To trigger this workflow, you'll start the app and then upload files to either Cosmos DB or Blob Storage. Either one starts the workflow. When all processing is complete, you should be able to query a search index for content.

Sample data consists of pages from Wikipedia about famous deserts (Sahara, Sonoran, and so forth). Files are provided in PDF and JSON format. JSON files should be uploaded to the "pages" container in Cosmos DB. PDFs should be uploaded to the "wikipedia-documents" container in Azure Storage.

Prerequisites

Set up storage and get connection information

Use Azure portal to create databases and containers for storing data in Cosmos DB and Azure Storage. While in the portal, get the keys and connection strings you'll need for establishing connections. You'll paste these values into the local.settings.json file in a later step.

  1. In Cosmos DB, use Data Explorer to create a database named "Wikipedia" and a container named "pages". The "pages" container will eventually store Wikipedia pages as JSON documents.

  2. Create a second database named "Wikipedia-Knowledge-Store" and a container named "enriched-output". This database receives all output generated by Cognitive Services, whether its from JSON file updates in the "pages" container, or PDF file updates in Azure Storage. This will be the data that gets pushed to a Cognitive Search index.

    Screenshot of Cosmos DB Data Explorer with databases and containers.

  3. While in Cosmos DB, open the Keys page and get a full connection string for account. Also copy the individual values for the key and URI.

    Screenshot of the Keys page.

  4. In Azure Storage, use Storage browser to create a container named "wikipedia-documents". This container will store Wikipedia pages as PDF files.

    Screenshot of blob container for storing Wikipedia files..

  5. While in Azure Storage, open the Access keys page and get a full connection string for the account.
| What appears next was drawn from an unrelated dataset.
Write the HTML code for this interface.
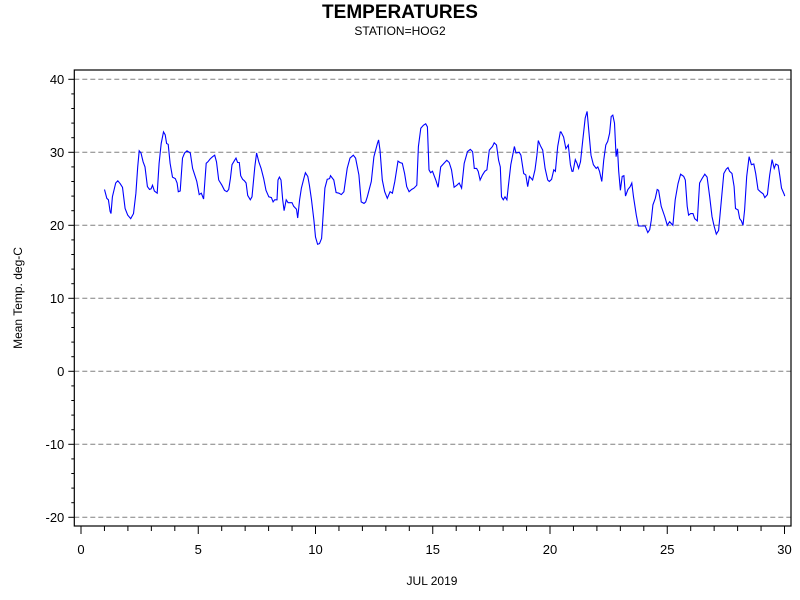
<!DOCTYPE html>
<html><head><meta charset="utf-8"><style>
body{margin:0;background:#fff;}
svg{display:block;font-family:"Liberation Sans",Arial,sans-serif;}
</style></head><body>
<svg id="chart" width="800" height="600">
<text x="400" y="18" text-anchor="middle" font-size="19" font-weight="bold">TEMPERATURES</text>
<text x="400" y="35" text-anchor="middle" font-size="12">STATION=HOG2</text>
<text transform="translate(22,298) rotate(-90)" text-anchor="middle" font-size="12">Mean Temp. deg-C</text>
<text x="432" y="585" text-anchor="middle" font-size="12">JUL 2019</text>
<g id="grid"></g><g id="axes"></g><g id="series"></g>
</svg>
<script>
const yTicks=[-20,-10,0,10,20,30,40];
const xTicks=[0,5,10,15,20,25,30];
const days=[1.00,1.10,1.17,1.24,1.28,1.34,1.48,1.57,1.67,1.77,1.88,1.99,2.12,2.24,2.34,2.42,2.48,2.56,2.65,2.73,2.83,2.92,2.99,3.05,3.13,3.25,3.33,3.42,3.52,3.59,3.65,3.72,3.80,3.90,4.02,4.10,4.15,4.23,4.33,4.42,4.52,4.66,4.76,4.87,4.94,5.04,5.13,5.23,5.34,5.41,5.51,5.61,5.70,5.78,5.87,6.01,6.12,6.22,6.30,6.37,6.44,6.55,6.61,6.68,6.75,6.81,6.89,6.97,7.04,7.11,7.22,7.29,7.41,7.49,7.58,7.68,7.79,7.89,8.01,8.12,8.19,8.26,8.36,8.40,8.46,8.53,8.60,8.66,8.75,8.83,9.00,9.07,9.19,9.24,9.32,9.40,9.50,9.57,9.67,9.74,9.83,9.93,10.00,10.09,10.17,10.26,10.31,10.40,10.50,10.60,
10.64,10.78,10.88,11.00,11.10,11.21,11.35,11.47,11.61,11.71,11.85,11.95,12.07,12.14,12.21,12.38,12.49,12.64,12.69,12.75,12.85,12.95,13.06,13.18,13.28,13.38,13.52,13.60,13.70,13.80,13.89,13.99,14.10,14.20,14.32,14.39,14.49,14.60,14.70,14.77,14.84,14.91,14.99,15.13,15.23,15.34,15.48,15.60,15.70,15.80,15.91,16.03,16.13,16.23,16.34,16.48,16.60,16.70,16.77,16.87,16.94,17.02,17.12,17.22,17.31,17.41,17.55,17.62,17.72,17.81,17.88,17.93,18.01,18.08,18.16,18.22,18.33,18.48,18.55,18.69,18.76,18.88,18.97,19.05,19.12,19.26,19.36,19.44,19.50,19.59,19.69,19.79,19.90,19.97,20.07,20.16,20.23,20.33,20.44,
20.47,20.58,20.68,20.78,20.87,20.94,20.98,21.08,21.15,21.22,21.30,21.40,21.50,21.58,21.65,21.75,21.85,21.97,22.04,22.11,22.21,22.29,22.38,22.46,22.54,22.61,22.68,22.75,22.82,22.88,22.93,23.00,23.08,23.15,23.22,23.32,23.42,23.49,23.56,23.68,23.77,23.89,24.06,24.17,24.25,24.32,24.39,24.49,24.57,24.63,24.74,24.89,25.00,25.10,25.24,25.34,25.46,25.57,25.70,25.77,25.85,25.91,26.00,26.10,26.17,26.28,26.38,26.48,26.60,26.70,26.81,26.91,26.99,27.09,27.19,27.31,27.41,27.52,27.59,27.66,27.76,27.85,27.91,28.02,28.09,28.16,28.23,28.30,28.39,28.49,28.59,28.69,28.77,28.87,28.97,29.09,29.16,29.27,29.37,29.47,29.56,29.63,29.73,29.80,29.87,29.99,30.01];
const temps=[24.9,23.7,23.5,21.9,21.6,23.9,25.8,26.1,25.7,25.2,22.3,21.4,20.9,21.6,24.4,28.0,30.2,29.9,28.7,28.0,25.3,24.9,25.0,25.5,24.7,24.4,28.5,31.2,32.8,32.4,31.2,31.1,28.5,26.6,26.4,25.8,24.6,24.7,29.2,29.9,30.2,29.9,27.8,26.7,26.0,24.2,24.4,23.6,28.5,28.7,29.1,29.4,29.6,28.7,26.2,25.5,24.8,24.6,24.9,26.4,28.3,28.9,29.2,28.6,28.6,26.8,26.3,26.1,25.8,24.1,23.5,23.9,28.0,29.9,28.7,27.8,26.4,24.8,23.9,23.8,23.2,23.5,23.5,26.2,26.6,26.2,23.5,22.0,23.5,23.1,23.1,22.6,22.2,21.0,23.5,25.1,26.4,27.2,26.7,25.5,23.5,20.7,18.4,17.4,17.5,18.2,20.7,25.1,26.3,26.4,
26.8,26.2,24.5,24.4,24.2,24.6,27.8,29.2,29.6,29.2,26.9,23.2,23.0,23.2,23.9,26.0,29.4,31.2,31.7,30.3,26.2,24.6,23.7,24.6,24.4,26.0,28.8,28.6,28.5,27.1,25.3,24.6,24.9,25.1,25.5,30.8,33.3,33.7,33.9,33.5,27.6,27.2,27.4,26.2,25.2,28.0,28.5,28.9,28.6,27.6,25.2,25.5,25.8,25.1,28.5,30.1,30.4,30.1,27.8,27.8,27.4,26.2,26.9,27.4,27.6,30.3,30.8,31.3,31.0,28.9,28.0,23.9,23.5,23.9,23.5,25.3,28.3,30.8,29.9,30.0,29.6,27.1,26.9,25.3,26.7,26.2,27.6,29.6,31.6,30.9,30.3,27.8,26.2,26.0,26.3,27.6,27.4,30.8,32.8,
32.8,32.1,30.5,31.0,28.3,27.4,27.4,29.0,28.5,27.8,28.7,31.7,34.7,35.6,33.1,29.6,28.3,27.8,28.0,27.4,26.0,28.9,31.0,31.5,32.6,34.9,35.1,34.0,29.4,30.5,27.4,24.8,26.7,26.8,24.0,24.9,25.3,25.8,23.9,21.4,19.9,19.9,19.9,19.0,19.4,20.7,22.8,23.7,24.9,24.8,22.6,21.2,20.0,20.5,20.0,23.5,25.7,27.0,26.7,26.2,22.6,21.4,21.6,21.6,20.9,20.6,25.8,26.4,27.0,26.6,23.9,21.2,20.0,18.8,19.3,23.5,27.1,27.7,27.9,27.4,27.1,25.3,22.3,22.1,20.9,20.6,20.0,22.1,26.7,29.4,28.3,28.4,27.1,24.9,24.6,24.3,23.8,24.2,26.9,29.0,27.8,28.4,28.2,26.8,25.1,24.2,24.0];
const NS='http://www.w3.org/2000/svg';
const L=74.3,R=791,T=70,B=526;
function xs(d){return 81+d*23.45;}
function ys(v){return 371.3-v*7.3;}
function mk(tag,attrs,parent){const e=document.createElementNS(NS,tag);for(const k in attrs)e.setAttribute(k,attrs[k]);parent.appendChild(e);return e;}
const grid=document.getElementById('grid'),axes=document.getElementById('axes'),series=document.getElementById('series');
yTicks.forEach(v=>{
  const g=mk('line',{x1:L,x2:R,y1:ys(v),y2:ys(v),stroke:'#808080','stroke-width':1,'stroke-dasharray':'5,3'},grid);
  
  
  const t=mk('line',{x1:L-6,x2:L,y1:ys(v),y2:ys(v),stroke:'#000'},axes);
  
  
  const lb=mk('text',{x:L-10,y:ys(v)+4.5,'text-anchor':'end','font-size':13},axes);
  lb.textContent=v;
  
  
});
for(let v=-20;v<=40;v+=2){if(v%10!==0){const m=mk('line',{x1:L-3,x2:L,y1:ys(v),y2:ys(v),stroke:'#000'},axes);
  
  }}
for(let d=0;d<=30;d++){const maj=d%5===0;const m=mk('line',{x1:xs(d),x2:xs(d),y1:B,y2:B+(maj?8:5),stroke:'#000'},axes);
  
  }
xTicks.forEach(d=>{const lb=mk('text',{x:xs(d),y:554,'text-anchor':'middle','font-size':13},axes);lb.textContent=d;
  
  });
const fr=mk('rect',{x:L,y:T,width:R-L,height:B-T,fill:'none',stroke:'#000','stroke-width':1.2},axes);


const pts=days.map((d,i)=>xs(d).toFixed(1)+','+ys(temps[i]).toFixed(1)).join(' ');
const pl=mk('polyline',{points:pts,fill:'none',stroke:'#0000ff','stroke-width':1.1},series);


</script>
</body></html>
    Screenshot of the Access keys page.

Get started

  1. Clone the sample repo or download a ZIP of its contents to get the demo code.

  2. Start Visual Studio Code and open the folder containing the project.
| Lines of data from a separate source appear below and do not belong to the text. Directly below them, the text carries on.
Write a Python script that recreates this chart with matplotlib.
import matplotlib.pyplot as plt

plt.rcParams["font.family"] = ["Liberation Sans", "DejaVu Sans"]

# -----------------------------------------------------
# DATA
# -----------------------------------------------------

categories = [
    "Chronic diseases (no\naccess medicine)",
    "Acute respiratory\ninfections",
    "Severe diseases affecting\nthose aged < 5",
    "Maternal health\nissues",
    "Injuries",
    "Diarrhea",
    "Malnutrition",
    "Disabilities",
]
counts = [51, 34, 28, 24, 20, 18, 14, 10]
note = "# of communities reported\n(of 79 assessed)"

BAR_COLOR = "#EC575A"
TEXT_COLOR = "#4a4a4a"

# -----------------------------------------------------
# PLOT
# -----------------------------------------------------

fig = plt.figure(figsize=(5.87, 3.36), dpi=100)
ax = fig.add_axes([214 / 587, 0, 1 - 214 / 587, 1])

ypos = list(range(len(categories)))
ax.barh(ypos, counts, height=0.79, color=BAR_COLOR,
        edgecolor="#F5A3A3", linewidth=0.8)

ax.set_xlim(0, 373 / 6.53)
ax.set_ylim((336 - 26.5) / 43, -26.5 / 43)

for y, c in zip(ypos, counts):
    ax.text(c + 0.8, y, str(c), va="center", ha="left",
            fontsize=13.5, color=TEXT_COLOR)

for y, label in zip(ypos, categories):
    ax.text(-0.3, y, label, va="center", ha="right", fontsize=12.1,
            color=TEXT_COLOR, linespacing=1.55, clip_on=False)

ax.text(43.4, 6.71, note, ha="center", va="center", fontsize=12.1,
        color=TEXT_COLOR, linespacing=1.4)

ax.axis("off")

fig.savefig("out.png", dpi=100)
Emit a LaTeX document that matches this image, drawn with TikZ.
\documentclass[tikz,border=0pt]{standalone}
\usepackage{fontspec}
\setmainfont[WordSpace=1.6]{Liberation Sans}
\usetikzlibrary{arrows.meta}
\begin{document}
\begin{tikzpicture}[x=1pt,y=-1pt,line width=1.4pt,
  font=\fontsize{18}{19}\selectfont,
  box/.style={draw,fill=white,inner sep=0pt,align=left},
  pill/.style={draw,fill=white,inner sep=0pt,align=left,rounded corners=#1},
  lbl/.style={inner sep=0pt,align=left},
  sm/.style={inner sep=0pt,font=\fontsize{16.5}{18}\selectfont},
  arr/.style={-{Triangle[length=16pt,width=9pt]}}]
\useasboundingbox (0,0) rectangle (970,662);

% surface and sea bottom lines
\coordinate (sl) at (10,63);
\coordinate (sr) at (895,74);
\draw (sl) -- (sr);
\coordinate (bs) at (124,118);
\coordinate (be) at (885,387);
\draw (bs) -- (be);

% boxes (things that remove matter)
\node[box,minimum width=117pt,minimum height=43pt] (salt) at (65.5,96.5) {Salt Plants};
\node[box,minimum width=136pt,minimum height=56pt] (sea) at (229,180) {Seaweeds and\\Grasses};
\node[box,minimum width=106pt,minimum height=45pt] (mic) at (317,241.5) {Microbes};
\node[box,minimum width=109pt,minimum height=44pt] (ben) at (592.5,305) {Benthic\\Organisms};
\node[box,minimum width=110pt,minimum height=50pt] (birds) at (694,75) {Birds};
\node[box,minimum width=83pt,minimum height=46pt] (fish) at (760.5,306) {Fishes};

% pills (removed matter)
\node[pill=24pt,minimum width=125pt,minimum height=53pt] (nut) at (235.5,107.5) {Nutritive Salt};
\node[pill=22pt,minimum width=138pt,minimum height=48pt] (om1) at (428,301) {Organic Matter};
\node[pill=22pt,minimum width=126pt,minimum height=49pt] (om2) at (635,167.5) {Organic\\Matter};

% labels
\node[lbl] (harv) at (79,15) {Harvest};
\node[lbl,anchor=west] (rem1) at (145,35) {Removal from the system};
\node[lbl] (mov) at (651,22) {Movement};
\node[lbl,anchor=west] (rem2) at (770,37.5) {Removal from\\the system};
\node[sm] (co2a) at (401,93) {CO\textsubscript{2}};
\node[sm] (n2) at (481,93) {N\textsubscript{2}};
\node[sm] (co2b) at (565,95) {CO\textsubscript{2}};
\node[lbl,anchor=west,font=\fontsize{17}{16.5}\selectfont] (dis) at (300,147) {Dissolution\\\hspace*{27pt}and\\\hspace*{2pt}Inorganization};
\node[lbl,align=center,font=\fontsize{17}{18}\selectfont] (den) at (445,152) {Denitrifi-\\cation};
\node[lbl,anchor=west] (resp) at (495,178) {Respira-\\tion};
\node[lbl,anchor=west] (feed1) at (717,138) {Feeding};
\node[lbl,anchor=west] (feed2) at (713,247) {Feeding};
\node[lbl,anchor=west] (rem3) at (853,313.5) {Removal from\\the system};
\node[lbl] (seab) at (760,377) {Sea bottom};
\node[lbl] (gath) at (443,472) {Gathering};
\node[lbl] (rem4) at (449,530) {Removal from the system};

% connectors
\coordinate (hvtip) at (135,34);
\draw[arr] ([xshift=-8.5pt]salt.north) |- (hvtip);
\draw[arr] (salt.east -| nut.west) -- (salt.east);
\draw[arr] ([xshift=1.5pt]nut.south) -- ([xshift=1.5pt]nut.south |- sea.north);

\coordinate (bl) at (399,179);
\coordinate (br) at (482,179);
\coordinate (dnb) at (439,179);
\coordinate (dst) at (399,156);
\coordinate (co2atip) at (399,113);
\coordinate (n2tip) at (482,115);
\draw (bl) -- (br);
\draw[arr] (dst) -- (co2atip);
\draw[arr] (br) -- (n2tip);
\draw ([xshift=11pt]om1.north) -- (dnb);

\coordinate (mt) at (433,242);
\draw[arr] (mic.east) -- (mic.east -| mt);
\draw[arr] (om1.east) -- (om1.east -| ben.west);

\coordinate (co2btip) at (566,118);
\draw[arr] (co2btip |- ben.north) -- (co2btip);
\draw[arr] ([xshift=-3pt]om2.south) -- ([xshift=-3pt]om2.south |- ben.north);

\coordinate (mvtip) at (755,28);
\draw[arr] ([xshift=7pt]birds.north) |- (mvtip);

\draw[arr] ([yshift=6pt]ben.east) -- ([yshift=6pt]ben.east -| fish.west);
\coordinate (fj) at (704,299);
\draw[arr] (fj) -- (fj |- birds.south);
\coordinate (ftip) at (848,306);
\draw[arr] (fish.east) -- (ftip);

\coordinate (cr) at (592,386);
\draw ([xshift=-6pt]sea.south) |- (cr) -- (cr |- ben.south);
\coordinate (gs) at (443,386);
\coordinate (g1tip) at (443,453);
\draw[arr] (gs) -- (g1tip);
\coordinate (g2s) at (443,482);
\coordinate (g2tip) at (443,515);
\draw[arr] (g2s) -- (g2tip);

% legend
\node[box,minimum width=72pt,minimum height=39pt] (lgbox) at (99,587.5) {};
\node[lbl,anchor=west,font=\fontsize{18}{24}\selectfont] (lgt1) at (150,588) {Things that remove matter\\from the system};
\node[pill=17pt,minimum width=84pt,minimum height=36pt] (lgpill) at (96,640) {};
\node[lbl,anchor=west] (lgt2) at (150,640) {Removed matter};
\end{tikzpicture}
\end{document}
  3. Modify local.settings.json to provide the connection information needed to run the app. All of these values can be found in the Azure portal.
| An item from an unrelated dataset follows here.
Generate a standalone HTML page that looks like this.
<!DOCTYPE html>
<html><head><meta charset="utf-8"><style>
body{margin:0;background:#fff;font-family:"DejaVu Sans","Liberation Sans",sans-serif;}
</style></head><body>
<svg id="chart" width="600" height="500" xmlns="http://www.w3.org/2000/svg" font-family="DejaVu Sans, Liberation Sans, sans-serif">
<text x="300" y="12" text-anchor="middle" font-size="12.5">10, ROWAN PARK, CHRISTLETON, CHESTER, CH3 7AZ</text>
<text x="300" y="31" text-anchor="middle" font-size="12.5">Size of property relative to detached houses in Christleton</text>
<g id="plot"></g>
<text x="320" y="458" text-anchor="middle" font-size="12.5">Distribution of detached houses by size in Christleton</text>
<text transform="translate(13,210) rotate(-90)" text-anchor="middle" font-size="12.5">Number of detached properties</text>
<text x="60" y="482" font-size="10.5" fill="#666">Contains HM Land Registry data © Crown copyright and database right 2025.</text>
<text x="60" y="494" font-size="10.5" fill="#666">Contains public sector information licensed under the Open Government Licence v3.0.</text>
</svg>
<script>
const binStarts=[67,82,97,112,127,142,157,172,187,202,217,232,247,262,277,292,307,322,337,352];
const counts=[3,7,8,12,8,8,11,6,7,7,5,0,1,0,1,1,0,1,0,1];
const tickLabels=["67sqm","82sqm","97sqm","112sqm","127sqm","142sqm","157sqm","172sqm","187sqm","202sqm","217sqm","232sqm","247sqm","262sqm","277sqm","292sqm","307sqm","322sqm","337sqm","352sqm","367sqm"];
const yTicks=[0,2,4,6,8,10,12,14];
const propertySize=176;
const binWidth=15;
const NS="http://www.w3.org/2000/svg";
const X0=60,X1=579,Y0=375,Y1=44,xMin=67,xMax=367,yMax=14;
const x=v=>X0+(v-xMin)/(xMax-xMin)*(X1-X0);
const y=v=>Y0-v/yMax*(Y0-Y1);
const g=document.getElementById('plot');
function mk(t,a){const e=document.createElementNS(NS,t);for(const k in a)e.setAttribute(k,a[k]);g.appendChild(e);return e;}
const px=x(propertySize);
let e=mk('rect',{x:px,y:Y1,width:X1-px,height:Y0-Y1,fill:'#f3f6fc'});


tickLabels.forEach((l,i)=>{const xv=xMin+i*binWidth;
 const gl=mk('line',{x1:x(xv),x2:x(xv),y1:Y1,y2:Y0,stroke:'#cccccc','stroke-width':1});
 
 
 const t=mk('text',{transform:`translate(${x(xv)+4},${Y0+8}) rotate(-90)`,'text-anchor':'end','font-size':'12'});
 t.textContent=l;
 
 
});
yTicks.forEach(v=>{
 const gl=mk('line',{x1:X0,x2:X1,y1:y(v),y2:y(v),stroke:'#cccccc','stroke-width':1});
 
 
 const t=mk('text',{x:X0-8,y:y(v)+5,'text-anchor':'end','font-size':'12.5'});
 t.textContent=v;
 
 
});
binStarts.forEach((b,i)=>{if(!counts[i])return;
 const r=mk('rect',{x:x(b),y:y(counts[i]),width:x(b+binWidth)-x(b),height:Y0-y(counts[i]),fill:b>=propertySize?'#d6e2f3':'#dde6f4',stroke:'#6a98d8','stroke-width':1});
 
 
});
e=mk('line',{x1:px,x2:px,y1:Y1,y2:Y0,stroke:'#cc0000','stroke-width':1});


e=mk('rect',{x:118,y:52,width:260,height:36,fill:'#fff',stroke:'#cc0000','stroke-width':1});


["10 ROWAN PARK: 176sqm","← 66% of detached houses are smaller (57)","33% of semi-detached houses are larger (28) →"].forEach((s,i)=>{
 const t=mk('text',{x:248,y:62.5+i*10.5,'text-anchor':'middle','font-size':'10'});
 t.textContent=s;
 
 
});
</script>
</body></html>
    • For "AzureWebJobsStorage", navigate to your function app. Get the "AzureWebJobsStorage" connection string from the Configuration page.

      Screenshot of the configuration page.

    • For "serverlessindexing_STORAGE", navigate to your Azure Storage account. Get the full connection string from the Access keys page.

    • For "serverlessindexing_DOCUMENTDB", navigate to your Cosmos DB account. Get the full connection string from the Keys page. Make sure you remove the trailing semicolon (;) character from the connection string after pasting this string.

    • For "KS_Cosmos_Endpoint", "KS_Cosmos_Key", "KS_Cosmos_DB", and "KS_Cosmos_Container", get the individual values from Data Explorer and the Keys page.

    • For "Cog_Service_Key" and "Cog_Service_Endpoint", navigate to your Cognitive Services multi-region account. Get the key and endpoint from the Keys and Endpoint page.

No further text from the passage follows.